3. Drive and speed range: The strip extruder drive must cover the full speed range of the main line without hunting or instability. Variable frequency drive (VFD) control is standard on modern equipment and provides the fine speed resolution needed for stripe width consistency at both low and high line speeds.
4. Crosshead compatibility: The strip extruder's melt injection geometry must be matched to the specific crosshead design used on the main extruder. Suppliers who provide strip extruders as part of a complete crosshead and auxiliary extruder package eliminate integration risk.
5. Material compatibility and screw design: If the production line processes both PVC and halogen-free compounds, confirm that the strip extruder barrel and screw materials are compatible with the corrosive degradation products of PVC at elevated temperatures, or that the machine is designed for dedicated single-material use.
6. OEM and customization support: Many cable production lines require non-standard crosshead configurations, specific stripe widths, or integration with existing PLC architectures. Manufacturers offering OEM customization and on-site commissioning support reduce project risk, particularly when integrating strip extruders into existing production lines rather than new greenfield installations.

Conclusion: The Extruder's Role From Insulation to Identification

Extruders are the functional heart of every cable production line — they melt, homogenize, and precisely apply thermoplastic materials to form the insulation and sheathing layers that define a cable's electrical, mechanical, and fire performance. Within this broader context, the cable strip extruder addresses a specific but commercially important requirement: applying durable, code-compliant color identification stripes at production speed without the cost and downtime penalty of solid-color material changes.

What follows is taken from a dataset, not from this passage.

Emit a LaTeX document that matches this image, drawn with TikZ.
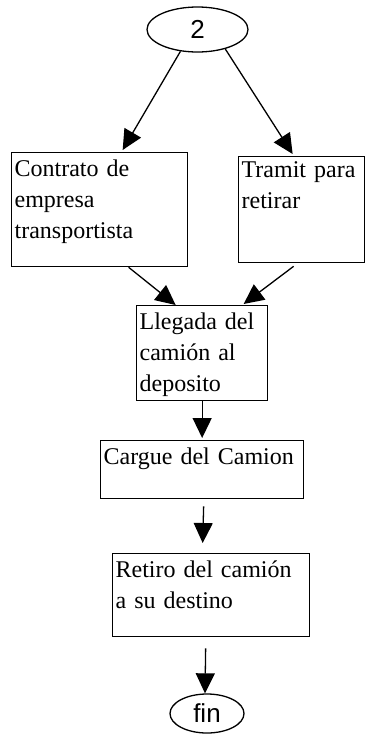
\documentclass[tikz,border=0pt]{standalone}
\usepackage{fontspec}
\setmainfont{Liberation Serif}
\newfontfamily\arialfam{Liberation Sans}
\usetikzlibrary{arrows.meta,shapes.geometric}

\begin{document}
\begin{tikzpicture}[x=1pt,y=-1pt,
    caja/.style={draw, rectangle, line width=1.3pt, anchor=north west,
        align=left, inner xsep=3pt, inner ysep=0pt, text height=24pt,
        font=\fontsize{24}{31}\selectfont},
    terminal/.style={draw, ellipse, line width=1.3pt, inner sep=0pt,
        font=\arialfam\fontsize{26}{30}\selectfont},
    flecha/.style={line width=1.3pt, -{Triangle[length=20pt,width=19pt]}}]

\useasboundingbox (0,0) rectangle (365,739);

% Terminals & boxes
\node[  terminal,
        minimum width=101pt,
        minimum height=45pt
    ] (dos) at (197.5,29.5) {2};
\node[  caja,
        text width=170pt,
        text depth=90pt
    ] (contrato) at (11,152) {Contrato de\\empresa\\transportista};
\node[  caja,
        text width=120pt,
        text height=21pt,
        text depth=85pt
    ] (tramit) at (238,156) {Tramit para\\retirar};
\node[  caja,
        text width=125pt,
        text depth=71pt
    ] (llegada) at (136,305) {Llegada del\\cami\'on al\\deposito};
\node[  caja,
        text width=197pt,
        text depth=34pt
    ] (cargue) at (100,440) {Cargue del Camion};
\node[  caja,
        text width=191pt,
        text depth=59pt
    ] (retiro) at (112,553) {Retiro del cami\'on\\a su destino};
\node[  terminal,
        minimum width=74pt,
        minimum height=39pt
    ] (fin) at (207,713.5) {fin};

% Arrows
\draw
    (dos.-128) edge[flecha] ([xshift=23pt,yshift=2pt]contrato.north)
    (dos.-35) edge[flecha] ([xshift=-9pt,yshift=2pt]tramit.north)
    ([xshift=29pt]contrato.south) edge[flecha] ([xshift=-26.5pt]llegada.north)
    ([xshift=-8pt,yshift=-3pt]tramit.south) edge[flecha] ([xshift=41.5pt,yshift=1pt]llegada.north)
    (llegada.south) edge[flecha] ([yshift=2pt]cargue.north)
    ([xshift=1.5pt,yshift=-7pt]cargue.south) edge[flecha] ([xshift=-8.5pt,yshift=10pt]retiro.north)
    ([xshift=-5.5pt,yshift=-11pt]retiro.south) edge[flecha] ([xshift=-2pt]fin.north);
\end{tikzpicture}
\end{document}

For cable manufacturers sourcing strip extruder equipment, the critical evaluation criteria are screw specification relative to line speed requirements, temperature control resolution, crosshead integration compatibility, and supplier capability for OEM configuration and post-installation technical support. Selecting equipment that delivers consistent stripe geometry and reliable synchronization with the main line is the foundation for producing identification-compliant cable that meets international standards with minimal material waste and rework.